Required task: The line holding "(0,768) -- cycle;" is the last one to output; start at the first line of the data, keep every line in between exactly, and leave out pictures.

Dataset section:
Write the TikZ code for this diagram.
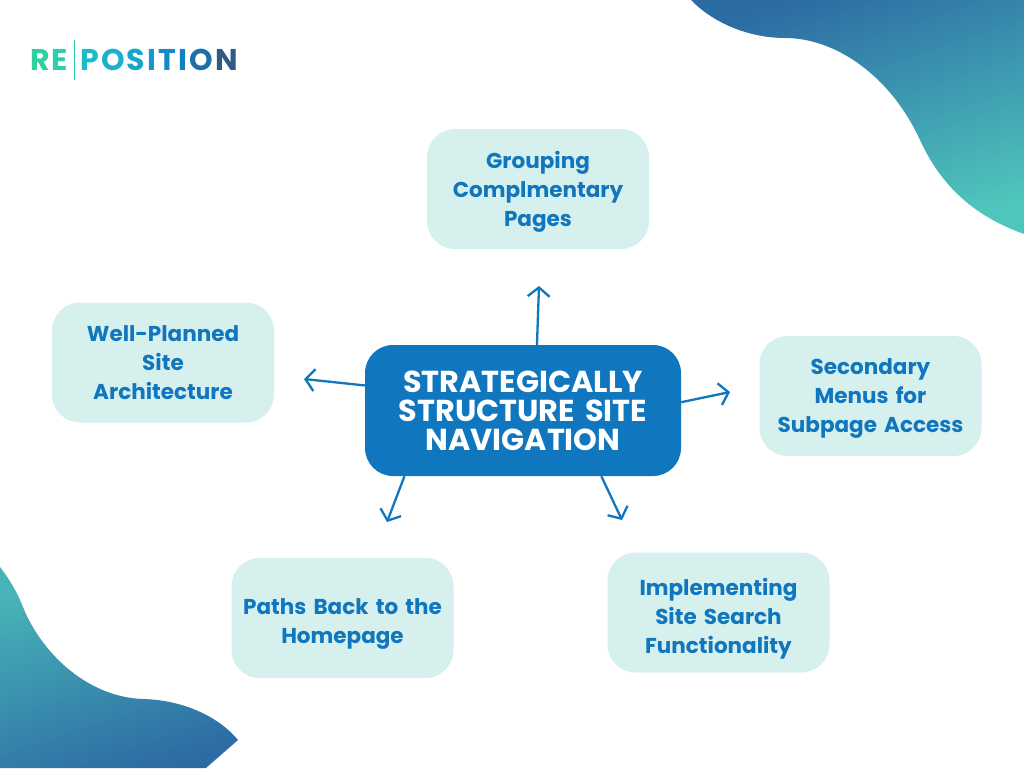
\documentclass[tikz,border=0pt]{standalone}
\usepackage{fontspec}
\setmainfont{Poppins}
\usetikzlibrary{arrows.meta,positioning}
\definecolor{hubblue}{HTML}{1076BD}
\definecolor{palebox}{HTML}{D6F0EE}
\definecolor{blobdark}{HTML}{2C6CA4}
\definecolor{blobteal}{HTML}{4FC6BC}
\definecolor{blobfade}{HTML}{49B4B8}
\definecolor{lgA}{HTML}{2FD09E}
\definecolor{lgB}{HTML}{2BCFAE}
\definecolor{lgC}{HTML}{1FBAC8}
\definecolor{lgD}{HTML}{1CB0CC}
\definecolor{lgE}{HTML}{18A5CC}
\definecolor{lgF}{HTML}{1498CC}
\definecolor{lgG}{HTML}{1289C8}
\definecolor{lgH}{HTML}{1080BF}
\definecolor{lgI}{HTML}{1D6FA8}
\definecolor{lgJ}{HTML}{2F5B88}
\newcommand{\firstline}[1]{\rule{0pt}{#1pt}}
\newcommand{\logoletter}[2]{\textcolor{#1}{#2}\kern2.2pt}

\begin{document}
\begin{tikzpicture}[
    x=1pt,y=-1pt,
    topic/.style={rectangle,fill=palebox,rounded corners=28pt,minimum width=222pt,minimum height=120pt,
      inner sep=0pt,text width=215pt,align=center,text=hubblue,font=\fontsize{21.5}{29}\selectfont\bfseries},
    hub/.style={rectangle,fill=hubblue,rounded corners=28pt,minimum width=316pt,minimum height=131pt,
      inner sep=0pt,text width=310pt,align=center,text=white,font=\fontsize{30.3}{29}\selectfont\bfseries},
    logotext/.style={inner sep=0pt,font=\fontsize{30}{30}\selectfont\bfseries},
    flow/.style={draw=hubblue,line width=2.3pt,-{Straight Barb[length=9pt,width=22pt,line width=2.3pt]}}
  ]
    \useasboundingbox (0,0) rectangle (1024,768);

    % Corner blobs
    \shade[top color=blobdark,bottom color=blobteal,shading angle=18]
      (691,0) .. controls (710,20) and (745,38) .. (785,38)
      .. controls (835,38) and (890,75) .. (920,140)
      .. controls (945,195) and (985,220) .. (1024,234) -- (1024,0) -- cycle;
    \shade[top color=blobfade,bottom color=blobdark,shading angle=18]
      (0,567) .. controls (10,580) and (17,592) .. (23,607)
      .. controls (40,650) and (85,697) .. (143,699)
      .. controls (185,700) and (220,718) .. (238,740) -- (206,768) -- (0,768) -- cycle;

    % Logo
    \node[logotext,anchor=east] (logoA) at (70.5,60) {\logoletter{lgA}{R}\logoletter{lgB}{E}};
    \node[logotext,anchor=west] (logoB) at (80,60) {\logoletter{lgC}{P}\logoletter{lgD}{O}\logoletter{lgE}{S}\logoletter{lgF}{I}\logoletter{lgG}{T}\logoletter{lgH}{I}\logoletter{lgI}{O}\logoletter{lgJ}{N}};
    \coordinate (barA) at (74,40);
    \coordinate (barB) at (74,80);
    \draw[lgB,line width=1pt] (barA) -- (barB);

    % Centre
    \node[hub] (centre) at (523,410.5) {STRATEGICALLY\\STRUCTURE SITE\\NAVIGATION};

    % Topics
    \node[topic] (grouping) at (538,189) {\firstline{23}Grouping\\Complmentary\\Pages};
    \node[topic] (architecture) at (163,362.5) {Well-Planned\\Site\\Architecture};
    \node[topic] (menus) at (870.5,396) {\firstline{21}Secondary\\Menus for\\Subpage Access};
    \node[topic] (paths) at (342.5,618) {\firstline{28}Paths Back to the\\Homepage};
    \node[topic] (search) at (718.5,612.5) {\firstline{29}Implementing\\Site Search\\Functionality};

    % Arrow ends
    \coordinate (tipN) at (539,286);
    \coordinate (tipW) at (304,379);
    \coordinate (tipE) at (730,392);
    \coordinate (tipSW) at (387,522);
    \coordinate (tipSE) at (622,520);

    % Arrows
    \draw[flow] (centre.78.8) -- (tipN);
    \draw[flow] (centre.171.9) -- (tipW);
    \draw[flow] (centre.3.4) -- (tipE);
    \draw[flow] (centre.209.5) -- (tipSW);
    \draw[flow] (centre.320.3) -- (tipSE);
\end{tikzpicture}
\end{document}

Task solution:
Write the TikZ code for this diagram.
\documentclass[tikz,border=0pt]{standalone}
\usepackage{fontspec}
\setmainfont{Poppins}
\usetikzlibrary{arrows.meta,positioning}
\definecolor{hubblue}{HTML}{1076BD}
\definecolor{palebox}{HTML}{D6F0EE}
\definecolor{blobdark}{HTML}{2C6CA4}
\definecolor{blobteal}{HTML}{4FC6BC}
\definecolor{blobfade}{HTML}{49B4B8}
\definecolor{lgA}{HTML}{2FD09E}
\definecolor{lgB}{HTML}{2BCFAE}
\definecolor{lgC}{HTML}{1FBAC8}
\definecolor{lgD}{HTML}{1CB0CC}
\definecolor{lgE}{HTML}{18A5CC}
\definecolor{lgF}{HTML}{1498CC}
\definecolor{lgG}{HTML}{1289C8}
\definecolor{lgH}{HTML}{1080BF}
\definecolor{lgI}{HTML}{1D6FA8}
\definecolor{lgJ}{HTML}{2F5B88}
\newcommand{\firstline}[1]{\rule{0pt}{#1pt}}
\newcommand{\logoletter}[2]{\textcolor{#1}{#2}\kern2.2pt}

\begin{document}
\begin{tikzpicture}[
    x=1pt,y=-1pt,
    topic/.style={rectangle,fill=palebox,rounded corners=28pt,minimum width=222pt,minimum height=120pt,
      inner sep=0pt,text width=215pt,align=center,text=hubblue,font=\fontsize{21.5}{29}\selectfont\bfseries},
    hub/.style={rectangle,fill=hubblue,rounded corners=28pt,minimum width=316pt,minimum height=131pt,
      inner sep=0pt,text width=310pt,align=center,text=white,font=\fontsize{30.3}{29}\selectfont\bfseries},
    logotext/.style={inner sep=0pt,font=\fontsize{30}{30}\selectfont\bfseries},
    flow/.style={draw=hubblue,line width=2.3pt,-{Straight Barb[length=9pt,width=22pt,line width=2.3pt]}}
  ]
    \useasboundingbox (0,0) rectangle (1024,768);

    % Corner blobs
    \shade[top color=blobdark,bottom color=blobteal,shading angle=18]
      (691,0) .. controls (710,20) and (745,38) .. (785,38)
      .. controls (835,38) and (890,75) .. (920,140)
      .. controls (945,195) and (985,220) .. (1024,234) -- (1024,0) -- cycle;
    \shade[top color=blobfade,bottom color=blobdark,shading angle=18]
      (0,567) .. controls (10,580) and (17,592) .. (23,607)
      .. controls (40,650) and (85,697) .. (143,699)
      .. controls (185,700) and (220,718) .. (238,740) -- (206,768) -- (0,768) -- cycle;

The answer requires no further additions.